Questions fréquemment posées (FAQ)

  • Que faire si le propriétaire refuse de faire un état des lieux ? Envoyer une mise en demeure par lettre recommandée avec accusé de réception, puis faire appel à un huissier de justice.
  • L'état des lieux doit-il être payant ? Si oui, qui paie ? L'état des lieux est gratuit s'il est réalisé à l'amiable. Si un huissier est nécessaire, les frais sont partagés entre le locataire et le propriétaire.
  • Peut-on contester un état des lieux signé ? Dans quel délai ? Oui, mais il faut prouver un vice de consentement (erreur, dol, violence) dans un délai de 5 ans.
  • Que faire si l'état des lieux est incomplet ou imprécis ? Ajouter des commentaires et des observations avant de signer. Si le désaccord persiste, refuser de signer et demander à un huissier d'établir un constat.
  • Les photos suffisent-elles à remplacer un état des lieux écrit ? Non, les photos sont un complément utile, mais elles ne peuvent pas remplacer un état des lieux écrit complet et précis.

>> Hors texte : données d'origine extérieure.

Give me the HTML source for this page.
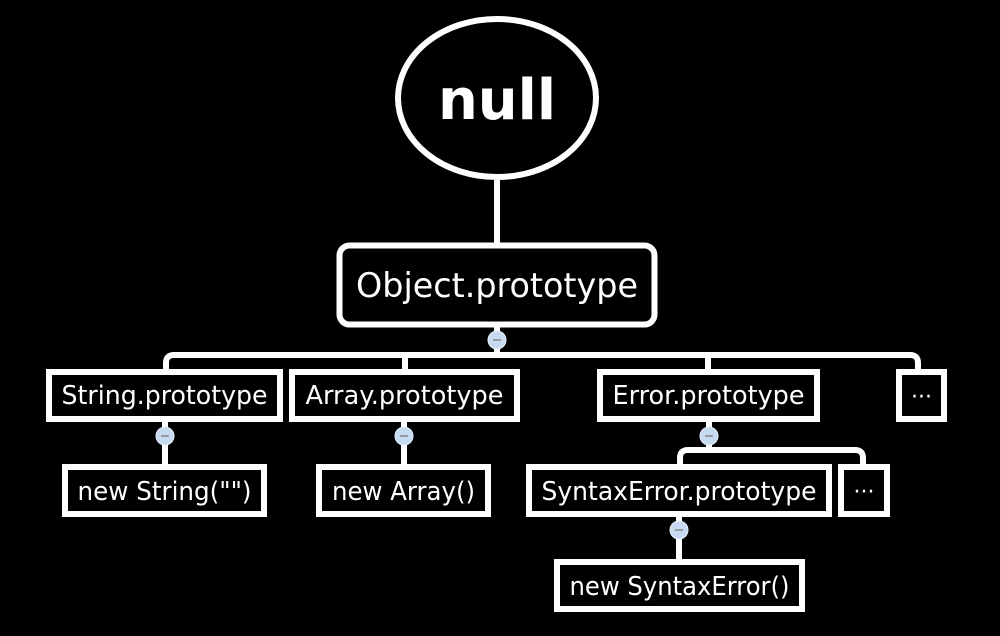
<!DOCTYPE html>
<html><head><meta charset="utf-8"><style>
html,body{margin:0;padding:0;background:#000;}
svg{display:block}
text{font-family:"DejaVu Sans","Liberation Sans",sans-serif;fill:#fff;}
</style></head><body>
<svg width="1000" height="636" viewBox="0 0 1000 636" xmlns="http://www.w3.org/2000/svg">
<g fill="none" stroke="#fff" stroke-width="6">
<line x1="497" y1="180" x2="497" y2="244"/>
<line x1="497" y1="326" x2="497" y2="355"/>
<path d="M166 369 V363 Q166 355 174 355 H910 Q918 355 918 363 V369"/>
<line x1="405" y1="355" x2="405" y2="369"/>
<line x1="708" y1="355" x2="708" y2="369"/>
<line x1="165" y1="422" x2="165" y2="464"/>
<line x1="404" y1="422" x2="404" y2="464"/>
<line x1="709" y1="422" x2="709" y2="450"/>
<path d="M680 464 V458 Q680 450 688 450 H855 Q863 450 863 458 V464"/>
<line x1="679" y1="517" x2="679" y2="559"/>
</g>
<ellipse cx="497" cy="98" rx="99" ry="79" fill="#000" stroke="#fff" stroke-width="6"/>
<text x="497" y="119" font-size="56" font-weight="bold" text-anchor="middle">null</text>
<rect x="339.5" y="245.5" width="315" height="79" rx="10" fill="#000" stroke="#fff" stroke-width="6"/>
<text x="497" y="297" font-size="34" text-anchor="middle" textLength="282" lengthAdjust="spacingAndGlyphs">Object.prototype</text>
<g fill="#000" stroke="#fff" stroke-width="6">
<rect x="49" y="372" width="231" height="47"/>
<rect x="292" y="372" width="225" height="47"/>
<rect x="600" y="372" width="217" height="47"/>
<rect x="899" y="372" width="45" height="47"/>
<rect x="65" y="467" width="199" height="47"/>
<rect x="319" y="467" width="169" height="47"/>
<rect x="529" y="467" width="300" height="47"/>
<rect x="841" y="467" width="46" height="47"/>
<rect x="557" y="562" width="245" height="47"/>
</g>
<g font-size="26" text-anchor="middle">
<text x="164.5" y="404" textLength="206" lengthAdjust="spacingAndGlyphs">String.prototype</text>
<text x="404.5" y="404" textLength="198" lengthAdjust="spacingAndGlyphs">Array.prototype</text>
<text x="708.5" y="404" textLength="192" lengthAdjust="spacingAndGlyphs">Error.prototype</text>
<text x="921.5" y="404" font-size="22">···</text>
<text x="164.5" y="500" textLength="174" lengthAdjust="spacingAndGlyphs">new String("")</text>
<text x="403.5" y="500" textLength="143" lengthAdjust="spacingAndGlyphs">new Array()</text>
<text x="679" y="500" textLength="275" lengthAdjust="spacingAndGlyphs">SyntaxError.prototype</text>
<text x="864" y="499" font-size="22">···</text>
<text x="679.5" y="595" textLength="220" lengthAdjust="spacingAndGlyphs">new SyntaxError()</text>
</g>
<g fill="#c8d9f2" stroke="#e8f0fb" stroke-width="1">
<circle cx="497" cy="340" r="9"/>
<circle cx="165" cy="436" r="9"/>
<circle cx="404" cy="436" r="9"/>
<circle cx="709" cy="436" r="9"/>
<circle cx="679" cy="530" r="9"/>
</g>
<g stroke="#888" stroke-width="1.5">
<line x1="493" y1="340" x2="501" y2="340"/>
<line x1="161" y1="436" x2="169" y2="436"/>
<line x1="400" y1="436" x2="408" y2="436"/>
<line x1="705" y1="436" x2="713" y2="436"/>
<line x1="675" y1="530" x2="683" y2="530"/>
</g>
</svg>
</body></html>
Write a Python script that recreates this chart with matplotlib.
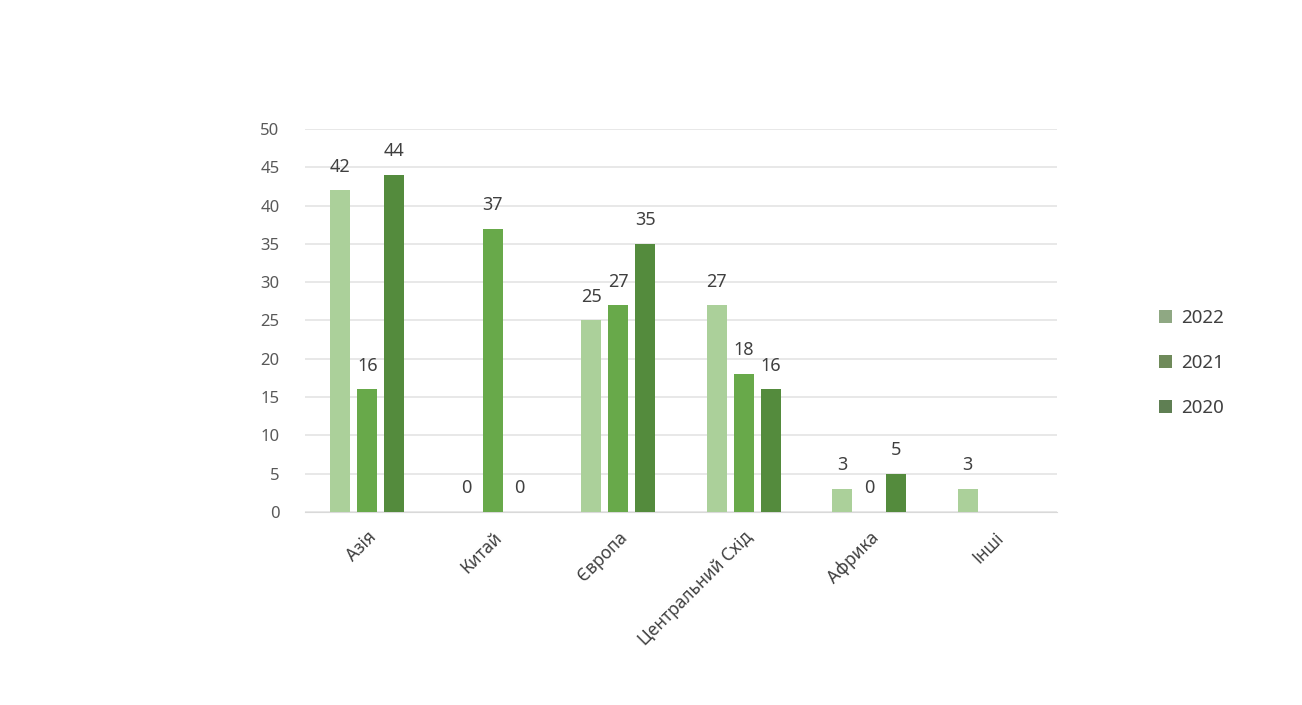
import numpy as np
import matplotlib
matplotlib.use("Agg")
from matplotlib import pyplot as plt
from matplotlib.patches import Patch

plt.rcParams['font.family'] = ['Noto Sans', 'DejaVu Sans']

# data
categories = ['Азія', 'Китай', 'Європа', 'Центральний Схід', 'Африка', 'Інші']
years = ['2022', '2021', '2020']
v2022 = [42, 0, 25, 27, 3, 3]
v2021 = [16, 37, 27, 18, 0, np.nan]
v2020 = [44, 0, 35, 16, 5, np.nan]

bar_colors = ['#abd09a', '#68a94a', '#548b3d']
legend_colors = ['#8fa883', '#6f8a5a', '#5f7f53']

fig = plt.figure(figsize=(13.02, 7.05), dpi=100)
ax = fig.add_axes([0.234, 0.274, 0.578, 0.543])

x = np.arange(len(categories))
w = 0.16
step = 0.215
series = [v2022, v2021, v2020]
for i, vals in enumerate(series):
    pos = x + (i - 1) * step
    vals = np.array(vals, dtype=float)
    ok = ~np.isnan(vals)
    ax.bar(pos[ok], vals[ok], width=w, color=bar_colors[i], zorder=3)
    for px, v in zip(pos[ok], vals[ok]):
        ax.text(px, v + 1.9, '%d' % v, ha='center', va='bottom',
                fontsize=13, color='#404040', zorder=4)

ax.set_xlim(-0.5, len(categories) - 0.5)
ax.set_ylim(0, 50)
ax.set_yticks(range(0, 51, 5))
ax.yaxis.grid(True, color='#e4e4e4', linewidth=1.2, zorder=0)
ax.set_axisbelow(True)
for s in ax.spines.values():
    s.set_visible(False)
ax.spines['bottom'].set_visible(True)
ax.spines['bottom'].set_color('#d9d9d9')
ax.tick_params(axis='both', length=0, colors='#595959', labelsize=12)
ax.tick_params(axis='y', pad=18)
ax.set_xticks(x)
ax.set_xticklabels(categories, rotation=45, ha='right', rotation_mode='anchor',
                   fontsize=12.5, color='#404040')
ax.tick_params(axis='x', pad=12)

handles = [Patch(facecolor=c) for c in legend_colors]
leg = fig.legend(handles, years, loc='center left', bbox_to_anchor=(0.877, 0.485),
                 frameon=False, fontsize=13.5, handlelength=0.7, handleheight=0.7,
                 labelspacing=1.45, handletextpad=0.5)
for t in leg.get_texts():
    t.set_color('#404040')

fig.savefig('out.png', dpi=100)
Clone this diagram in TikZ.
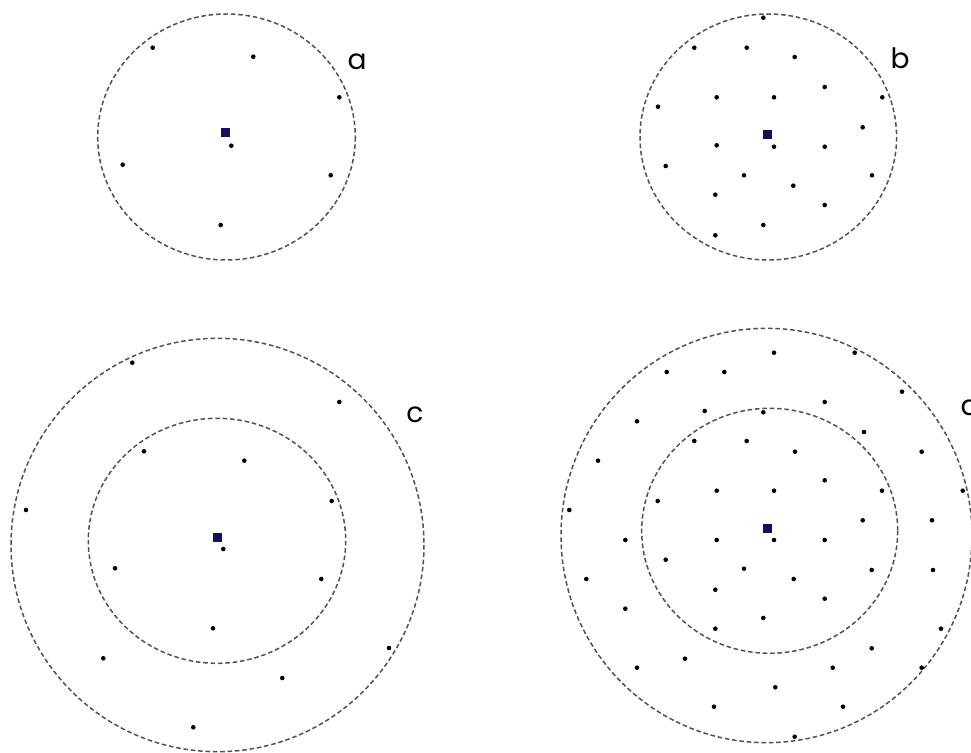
\documentclass[tikz,border=0pt]{standalone}
\usepackage{fontspec}
\setmainfont{Poppins}
\definecolor{centro}{RGB}{18,18,92}
\definecolor{borde}{RGB}{80,80,80}
\tikzset{
  limite/.style={draw=borde, line width=0.85pt, dash pattern=on 2.6pt off 1.6pt},
  etiqueta/.style={font=\fontsize{16}{18}\selectfont, inner sep=0pt}
}
\newcommand{\centro}[1]{\fill[centro] #1 ++(-4.5,-4.5) rectangle ++(9,9);}
\begin{document}
\begin{tikzpicture}[x=0.02cm, y=-0.02cm]
    \useasboundingbox (0,0) rectangle (971,753);

    % Panel a: un anillo, pocos puntos
    \draw[limite] (226.5,137) ellipse (128.8 and 123);
    \centro{(225,133)}
    \foreach \x/\y in {152.7/47.7, 253.3/56.7, 339.3/97.3, 231.3/145.7,
                       122.7/164.7, 330.7/175.3, 220.7/225} {
        \fill (\x,\y) circle (2.3);
    }
    \node[etiqueta] (la) at (357,62) {a};

    % Panel b: un anillo, muchos puntos
    \draw[limite] (768.3,137) ellipse (128.3 and 123);
    \centro{(767.3,135)}
    \foreach \x/\y in {763.3/17.7, 694.3/47.7, 746.7/47.7, 794.7/57,
                       824.7/87, 716.7/97.3, 774/97.3, 882.3/97.3,
                       658/106.7, 862.7/127.3, 716.7/145.3, 774/146.7,
                       824.7/146.7, 665.7/166, 744/175.3, 793.3/185.7,
                       872/175.3, 715.3/194.7, 824.7/205, 763.3/225,
                       715.3/235.3} {
        \fill (\x,\y) circle (2.3);
    }
    \node[etiqueta] (lb) at (900,58) {b};

    % Panel c: dos anillos, pocos puntos
    \draw[limite] (217.5,545) ellipse (206.5 and 206.7);
    \draw[limite] (217,540.8) ellipse (128.7 and 122.5);
    \centro{(217,537.3)}
    \foreach \x/\y in {132.3/362.7, 339.3/402, 144/451.3, 244.3/460.7,
                       26/510, 331.7/501, 223.3/549, 115/568.3,
                       321.3/579, 213/628.3, 389/648, 103.3/658.3,
                       282.3/678, 193.3/727.3} {
        \fill (\x,\y) circle (2.3);
    }
    \node[etiqueta] (lc) at (415,415) {c};

    % Panel d: dos anillos, muchos puntos (la letra queda cortada en el borde)
    \draw[limite] (766.5,535.5) ellipse (205.5 and 207.2);
    \draw[limite] (769.7,530.8) ellipse (128 and 122.5);
    \centro{(767.3,528.3)}
    \foreach \x/\y in {774/352.7, 854.7/352.7, 666.7/372, 724.3/372,
                       902/391.7, 824.7/402, 704.7/411, 763.3/412.3,
                       637/421.3, 864/432, 694.3/441, 746.7/441,
                       795/451.7, 921.7/451.7, 598/460.7, 824.7/480.3,
                       716.7/490.7, 774/490.7, 882/490.7, 962.7/490.7,
                       657.7/501, 569.3/510, 862.7/520.3, 932/520.3,
                       625.3/540, 716.7/540, 774/540, 824.7/540,
                       665.7/559.7, 744/568.7, 871.7/570, 933/570,
                       586.3/579, 793.7/579, 715.3/589.7, 824.7/598.7,
                       625.3/608.7, 763.3/618, 941/628.7, 715.3/628.7,
                       871.7/648.3, 685/658.7, 637/667.7, 832.7/667.7,
                       921.7/667.7, 775.3/687.3, 714/706.7, 843/706.7,
                       794.7/736.7} {
        \fill (\x,\y) circle (2.3);
    }
    \node[etiqueta] (ld) at (970,405) {d};
\end{tikzpicture}
\end{document}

La vigilance comme rempart contre les litiges

En résumé, l'absence d'état des lieux d'entrée expose à des risques financiers et juridiques importants, tant pour le locataire que pour le propriétaire. Le locataire risque d'être tenu responsable de détériorations préexistantes et de perdre son dépôt de garantie, tandis que le propriétaire risque de ne pas pouvoir récupérer son logement en bon état et d'engager des procédures coûteuses. Il est donc crucial d'agir en amont pour éviter cette situation.

L'état des lieux d'entrée est un acte essentiel qui protège les droits de chacun. Ne le négligez pas, soyez vigilant et n'hésitez pas à vous faire accompagner par un professionnel si nécessaire. La prévention est toujours la meilleure solution pour éviter les litiges et vivre une location sereine.